>> Start SUPPLIED INFORMATION

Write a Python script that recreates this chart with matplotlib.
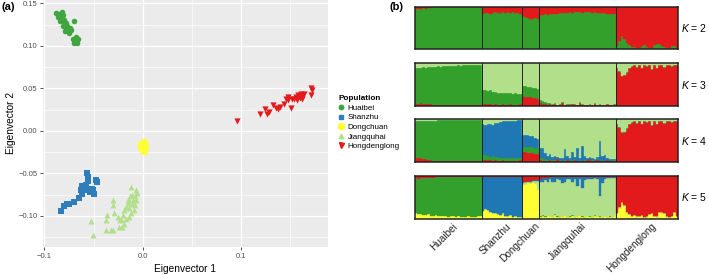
import numpy as np
import matplotlib
matplotlib.use("Agg")
import matplotlib.pyplot as plt
from matplotlib.lines import Line2D

plt.rcParams['font.family'] = ['Liberation Sans', 'DejaVu Sans']
plt.rcParams['mathtext.fontset'] = 'custom'
plt.rcParams['mathtext.rm'] = 'Liberation Sans'
plt.rcParams['mathtext.it'] = 'Liberation Sans:italic'

# ---------------- data: PCA (panel a) ----------------
populations = ['Huaibei', 'Shanzhu', 'Dongchuan', 'Jiangquhai', 'Hongdenglong']

huaibei_x = [-0.088, -0.085, -0.082, -0.086, -0.083, -0.081, -0.084, -0.080, -0.079, -0.081,
             -0.078, -0.077, -0.079, -0.076, -0.074, -0.073, -0.070, -0.068, -0.066, -0.069,
             -0.067, -0.070, -0.071, -0.077, -0.084, -0.080, -0.078, -0.075]
huaibei_y = [0.139, 0.138, 0.140, 0.134, 0.131, 0.136, 0.129, 0.128, 0.125, 0.123,
             0.122, 0.119, 0.118, 0.117, 0.121, 0.119, 0.129, 0.111, 0.108, 0.106,
             0.103, 0.104, 0.108, 0.124, 0.136, 0.131, 0.127, 0.115]

shanzhu_x = [-0.083, -0.080, -0.077, -0.075, -0.070, -0.065, -0.062, -0.063, -0.061, -0.058,
             -0.057, -0.056, -0.056, -0.058, -0.054, -0.052, -0.050, -0.051, -0.047, -0.046, -0.062]
shanzhu_y = [-0.094, -0.088, -0.086, -0.086, -0.083, -0.079, -0.074, -0.069, -0.068, -0.064,
             -0.050, -0.054, -0.059, -0.070, -0.072, -0.068, -0.074, -0.070, -0.058, -0.060, -0.065]

dongchuan_x = [-0.002, 0.001, 0.000, -0.001, 0.001, 0.002, -0.002]
dongchuan_y = [-0.015, -0.013, -0.018, -0.021, -0.024, -0.019, -0.019]

jiangquhai_x = [-0.053, -0.051, -0.037, -0.036, -0.030, -0.029, -0.030, -0.032, -0.037, -0.030,
                -0.024, -0.022, -0.020, -0.019, -0.017, -0.015, -0.014, -0.014, -0.013, -0.012,
                -0.011, -0.010, -0.008, -0.007, -0.009, -0.012, -0.014, -0.017, -0.019, -0.021,
                -0.015, -0.007, -0.023, -0.025, -0.011, -0.006, -0.008]
jiangquhai_y = [-0.106, -0.122, -0.105, -0.099, -0.087, -0.097, -0.081, -0.116, -0.116, -0.117,
                -0.113, -0.103, -0.099, -0.093, -0.089, -0.085, -0.081, -0.091, -0.077, -0.066,
                -0.086, -0.081, -0.077, -0.070, -0.093, -0.097, -0.101, -0.103, -0.109, -0.113,
                -0.081, -0.081, -0.105, -0.101, -0.075, -0.073, -0.087]

hongdenglong_x = [0.096, 0.120, 0.125, 0.127, 0.129, 0.133, 0.136, 0.138, 0.140, 0.144,
                  0.146, 0.148, 0.151, 0.152, 0.154, 0.156, 0.157, 0.158, 0.160, 0.161,
                  0.162, 0.162, 0.163, 0.165, 0.172, 0.172, 0.173, 0.148]
hongdenglong_y = [0.012, 0.020, 0.026, 0.020, 0.022, 0.031, 0.027, 0.026, 0.028, 0.032,
                  0.038, 0.036, 0.027, 0.038, 0.037, 0.040, 0.036, 0.042, 0.039, 0.044,
                  0.037, 0.042, 0.041, 0.044, 0.042, 0.050, 0.048, 0.040]

# ---------------- data: STRUCTURE (panel b), percent per individual ----------------
group_sizes = [27, 16, 7, 31, 25]

# K = 2 : red share (green = rest)
k2_red = ([5, 6, 5, 4, 5, 4, 3, 1, 1, 1, 1, 1, 1, 1, 1, 1, 1, 1, 1, 1, 1, 1, 1, 1, 1, 1, 1]
          + [17, 15, 14, 16, 15, 13, 14, 15, 13, 14, 12, 14, 13, 15, 14, 16]
          + [22, 24, 27, 28, 28, 27, 28]
          + [20, 19, 18, 19, 17, 18, 16, 17, 15, 15, 14, 14, 13, 14, 13, 12, 13, 14, 13, 12,
             13, 14, 13, 14, 15, 14, 15, 16, 17, 18, 18]
          + [92, 80, 70, 75, 85, 90, 94, 95, 96, 96, 92, 90, 95, 96, 97, 90, 88, 88, 92, 95,
             96, 97, 93, 92, 96])

# K = 3 : red, dark green (light green = rest)
k3_red = ([5, 5, 6, 5, 5, 4, 4, 3, 2, 2, 2, 2, 2, 1, 2, 2, 2, 1, 2, 1, 2, 1, 1, 1, 1, 2, 2]
          + [5, 4, 4, 5, 3, 4, 3, 3, 4, 3, 3, 4, 3, 3, 3, 4]
          + [22, 21, 20, 20, 19, 18, 17]
          + [6, 5, 4, 3, 4, 3, 5, 2, 3, 7, 2, 3, 2, 4, 3, 2, 6, 3, 2, 2, 3, 2, 5, 2, 3, 2, 2, 4, 2, 2, 3]
          + [88, 80, 70, 72, 78, 88, 92, 95, 90, 95, 88, 96, 92, 95, 85, 96, 88, 95, 96, 90,
             96, 95, 92, 96, 95])
k3_dkgreen = ([85, 84, 84, 86, 85, 87, 87, 89, 90, 91, 90, 91, 91, 93, 91, 92, 92, 94, 92, 94,
               93, 94, 95, 95, 95, 94, 94]
              + [32, 33, 30, 31, 30, 29, 28, 28, 27, 27, 26, 27, 25, 26, 24, 24]
              + [25, 26, 25, 24, 24, 23, 23]
              + [8, 6, 4, 3, 2, 2, 2, 1, 2, 2, 1, 1, 2, 1, 1, 1, 2, 1, 1, 1, 1, 1, 1, 1, 1, 1, 1, 1, 1, 1, 1]
              + [1] * 25)

# K = 4 : red, dark green, blue (light green = rest)
k4_red = ([8, 9, 8, 7, 6, 5, 4, 3, 3, 3, 3, 2, 3, 2, 2, 2, 3, 2, 2, 2, 2, 2, 2, 2, 2, 3, 3]
          + [5, 4, 5, 4, 3, 4, 3, 3, 4, 3, 3, 3, 3, 3, 3, 4]
          + [22, 22, 21, 20, 20, 19, 18]
          + [4, 3, 3, 2, 5, 3, 2, 6, 3, 2, 3, 4, 2, 3, 5, 2, 3, 2, 3, 4, 6, 3, 2, 5, 2, 3, 2, 4, 2, 2, 3]
          + [88, 80, 68, 70, 78, 88, 92, 95, 90, 95, 88, 96, 92, 95, 85, 96, 88, 95, 96, 90,
             96, 95, 92, 96, 95])
k4_dkgreen = ([87, 87, 87, 89, 90, 92, 92, 94, 94, 95, 95, 96, 96, 97, 97, 97, 96, 97, 97, 97,
               97, 97, 97, 97, 97, 96, 96]
              + [10, 12, 9, 8, 10, 7, 8, 7, 6, 6, 5, 6, 5, 5, 5, 5]
              + [14, 14, 15, 14, 15, 14, 14]
              + [6, 5, 3, 2, 2, 1, 2, 1, 1, 1, 1, 1, 1, 1, 1, 1, 1, 1, 1, 1, 1, 1, 1, 1, 1, 1, 1, 1, 1, 1, 1]
              + [1] * 25)
k4_blue = ([0] * 27
           + [73, 70, 76, 77, 74, 80, 81, 84, 85, 86, 88, 88, 89, 89, 90, 89]
           + [28, 27, 27, 26, 25, 24, 22]
           + [22, 25, 15, 10, 12, 8, 10, 4, 5, 6, 27, 8, 5, 20, 6, 30, 5, 35, 10, 4,
              5, 6, 4, 5, 45, 10, 12, 5, 4, 3, 3]
           + [0] * 25)

# K = 5 : yellow, dark green, blue, red (light green = rest)
k5_yellow = ([12, 10, 11, 9, 8, 10, 7, 6, 8, 5, 6, 7, 5, 4, 5, 6, 4, 5, 4, 4, 3, 5, 4, 3, 4, 5, 6]
             + [18, 22, 20, 15, 12, 14, 10, 8, 12, 6, 5, 8, 4, 5, 3, 4]
             + [80, 82, 85, 84, 86, 83, 70]
             + [4, 6, 3, 8, 5, 3, 9, 4, 3, 6, 8, 3, 4, 7, 3, 5, 8, 4, 3, 6, 4, 3, 7, 5, 4, 3, 6, 3, 4, 3, 5]
             + [12, 25, 38, 30, 15, 10, 5, 8, 4, 6, 8, 3, 4, 10, 12, 5, 4, 15, 14, 12,
                4, 3, 5, 15, 5])
k5_dkgreen = ([83, 84, 84, 87, 87, 86, 89, 90, 89, 92, 91, 90, 92, 93, 92, 92, 93, 92, 93, 93,
               95, 92, 94, 95, 94, 93, 92]
              + [0] * 16
              + [0] * 7
              + [3, 2, 2, 1, 1, 1, 1, 1, 1, 1, 1, 1, 1, 1, 1, 1, 1, 1, 1, 1, 1, 1, 1, 1, 1, 1, 1, 1, 1, 1, 1]
              + [0] * 25)
k5_blue = ([0] * 27
           + [79, 75, 78, 82, 86, 83, 88, 90, 85, 92, 93, 90, 94, 93, 95, 94]
           + [2, 2, 2, 2, 2, 2, 2]
           + [8, 10, 6, 10, 5, 12, 10, 4, 6, 15, 12, 5, 4, 10, 5, 20, 6, 25, 8, 4,
              3, 5, 3, 4, 45, 15, 5, 3, 2, 2, 2]
           + [0] * 25)
k5_red = ([5, 6, 5, 4, 5, 4, 4, 4, 3, 3, 3, 3, 3, 3, 3, 2, 3, 3, 3, 3, 2, 3, 2, 2, 2, 2, 2]
          + [3, 3, 2, 3, 2, 3, 2, 2, 3, 2, 2, 2, 2, 2, 2, 2]
          + [15, 13, 11, 11, 10, 10, 10]
          + [6, 5, 4, 4, 3, 3, 3, 3, 3, 2, 3, 3, 2, 3, 2, 3, 2, 3, 2, 2, 3, 2, 2, 2, 3, 2, 2, 2, 2, 2, 2]
          + [87, 74, 61, 69, 84, 89, 94, 91, 95, 93, 91, 96, 95, 89, 87, 94, 95, 84, 85, 87,
             95, 96, 94, 84, 94])

k_labels = ['2', '3', '4', '5']

# ---------------- colours ----------------
c_green = '#33A02C'
c_ltgreen = '#B2DF8A'
c_red = '#E31A1C'
c_blue = '#1F78B4'
c_yellow = '#FFFF33'
pca_colors = ['#3FA63F', '#2F7DBB', '#FFFF33', '#B2DF8A', '#E31A1C']

fig = plt.figure(figsize=(7.09, 2.75), dpi=100)

# ---------------- panel (a) ----------------
ax = fig.add_axes([43 / 709, 1 - 247 / 275, 285 / 709, 247 / 275])
ax.set_facecolor('#EBEBEB')
for s in ax.spines.values():
    s.set_visible(False)
ax.set_xlim(-0.1015, 0.189)
ax.set_ylim(-0.1365, 0.154)
ax.set_xticks([-0.1, 0.0, 0.1])
ax.set_xticklabels(['\u22120.1', '0.0', '0.1'])
ax.set_yticks([0.15, 0.10, 0.05, 0.0, -0.05, -0.10])
ax.set_yticklabels(['0.15', '0.10', '0.05', '0.00', '\u22120.05', '\u22120.10'])
ax.set_xticks([-0.05, 0.05, 0.15], minor=True)
ax.set_yticks([0.125, 0.075, 0.025, -0.025, -0.075, -0.125], minor=True)
ax.grid(True, which='major', color='white', lw=0.9)
ax.grid(True, which='minor', color='white', lw=0.45)
ax.set_axisbelow(True)
ax.tick_params(which='major', length=2.5, width=0.6, color='#333333', labelsize=5.5,
               labelcolor='#4D4D4D', pad=1.5)
ax.tick_params(which='minor', length=0)
ax.set_xlabel('Eigenvector 1', fontsize=7.3, labelpad=3)
ax.set_ylabel('Eigenvector 2', fontsize=7.3, labelpad=2)

xs = [huaibei_x, shanzhu_x, dongchuan_x, jiangquhai_x, hongdenglong_x]
ys = [huaibei_y, shanzhu_y, dongchuan_y, jiangquhai_y, hongdenglong_y]
markers = ['o', 's', 'o', '^', 'v']
sizes = [16, 14, 30, 18, 20]
for i in range(5):
    ax.scatter(xs[i], ys[i], marker=markers[i], s=sizes[i], c=pca_colors[i], linewidths=0)

handles = [Line2D([], [], ls='', marker=markers[i], color=pca_colors[i],
                  markersize=[3.2, 3.0, 4.5, 3.4, 3.6][i]) for i in range(5)]
leg = fig.legend(handles, populations, loc='upper left', bbox_to_anchor=(334 / 709, 1 - 91 / 275),
                 frameon=False, title='Population', fontsize=5.8, title_fontsize=5.9,
                 handlelength=0.8, handletextpad=0.4, labelspacing=0.25, borderpad=0,
                 alignment='left')
leg.get_title().set_fontweight('bold')

fig.text(1 / 709, 1 - 7 / 275, '(a)', fontsize=8, fontweight='bold', va='center', ha='left')
fig.text(390 / 709, 1 - 7 / 275, '(b)', fontsize=8, fontweight='bold', va='center', ha='left')

# ---------------- panel (b) ----------------
n = sum(group_sizes)
bounds = np.cumsum(group_sizes)
xpos = np.arange(n) + 0.5

def arr(v):
    return np.array(v, dtype=float) / 100.0

k2_r = arr(k2_red)
k3_r, k3_d = arr(k3_red), arr(k3_dkgreen)
k4_r, k4_d, k4_b = arr(k4_red), arr(k4_dkgreen), arr(k4_blue)
k5_y, k5_d, k5_b, k5_r = arr(k5_yellow), arr(k5_dkgreen), arr(k5_blue), arr(k5_red)

stacks = [
    [(1 - k2_r, c_green), (k2_r, c_red)],
    [(k3_r, c_red), (k3_d, c_green), (1 - k3_r - k3_d, c_ltgreen)],
    [(k4_r, c_red), (k4_d, c_green), (k4_b, c_blue), (1 - k4_r - k4_d - k4_b, c_ltgreen)],
    [(k5_y, c_yellow), (k5_d, c_green), (1 - k5_y - k5_d - k5_b - k5_r, c_ltgreen),
     (k5_b, c_blue), (k5_r, c_red)],
]

row_tops = [6.7, 63.3, 119.3, 176.0]
row_h = 42.5
bx0, bx1 = 415, 678
for r, stack in enumerate(stacks):
    bax = fig.add_axes([bx0 / 709, 1 - (row_tops[r] + row_h) / 275, (bx1 - bx0) / 709, row_h / 275])
    bottom = np.zeros(n)
    for vals, col in stack:
        vals = np.clip(vals, 0, None)
        bax.bar(xpos, vals, width=1.0, bottom=bottom, color=col, edgecolor=col, lw=0.25)
        bottom = bottom + vals
    for b in bounds[:-1]:
        bax.axvline(b, color='#222222', lw=0.7)
    bax.set_xlim(0, n)
    bax.set_ylim(0, 1)
    bax.set_xticks([])
    bax.set_yticks([])
    for s in bax.spines.values():
        s.set_linewidth(1.1)
        s.set_color('#222222')
    fig.text(707 / 709, 1 - (row_tops[r] + row_h / 2) / 275, '$K$ = ' + k_labels[r],
             fontsize=7.5, va='center', ha='right')
    if r == 3:
        starts = np.concatenate([[0], bounds[:-1]])
        for name, a, b in zip(populations, starts, bounds):
            bax.text((a + b) / 2 + 1.5, -0.06, name, rotation=45, rotation_mode='anchor',
                     ha='right', va='top', fontsize=7.2, color='#222222')

fig.savefig('out.png', dpi=100)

>> End SUPPLIED INFORMATION

§ **DIRECTIONS FOR THIS TASK**
Restate, line by line and word for word, everything from the top of the material through the line that contains "0.103, 0.104, 0.108, 0.124, 0.136, 0.131, 0.127, 0.115]". Leave pictures out.

§ **SOLUTION**
Write a Python script that recreates this chart with matplotlib.
import numpy as np
import matplotlib
matplotlib.use("Agg")
import matplotlib.pyplot as plt
from matplotlib.lines import Line2D

plt.rcParams['font.family'] = ['Liberation Sans', 'DejaVu Sans']
plt.rcParams['mathtext.fontset'] = 'custom'
plt.rcParams['mathtext.rm'] = 'Liberation Sans'
plt.rcParams['mathtext.it'] = 'Liberation Sans:italic'

# ---------------- data: PCA (panel a) ----------------
populations = ['Huaibei', 'Shanzhu', 'Dongchuan', 'Jiangquhai', 'Hongdenglong']

huaibei_x = [-0.088, -0.085, -0.082, -0.086, -0.083, -0.081, -0.084, -0.080, -0.079, -0.081,
             -0.078, -0.077, -0.079, -0.076, -0.074, -0.073, -0.070, -0.068, -0.066, -0.069,
             -0.067, -0.070, -0.071, -0.077, -0.084, -0.080, -0.078, -0.075]
huaibei_y = [0.139, 0.138, 0.140, 0.134, 0.131, 0.136, 0.129, 0.128, 0.125, 0.123,
             0.122, 0.119, 0.118, 0.117, 0.121, 0.119, 0.129, 0.111, 0.108, 0.106,
             0.103, 0.104, 0.108, 0.124, 0.136, 0.131, 0.127, 0.115]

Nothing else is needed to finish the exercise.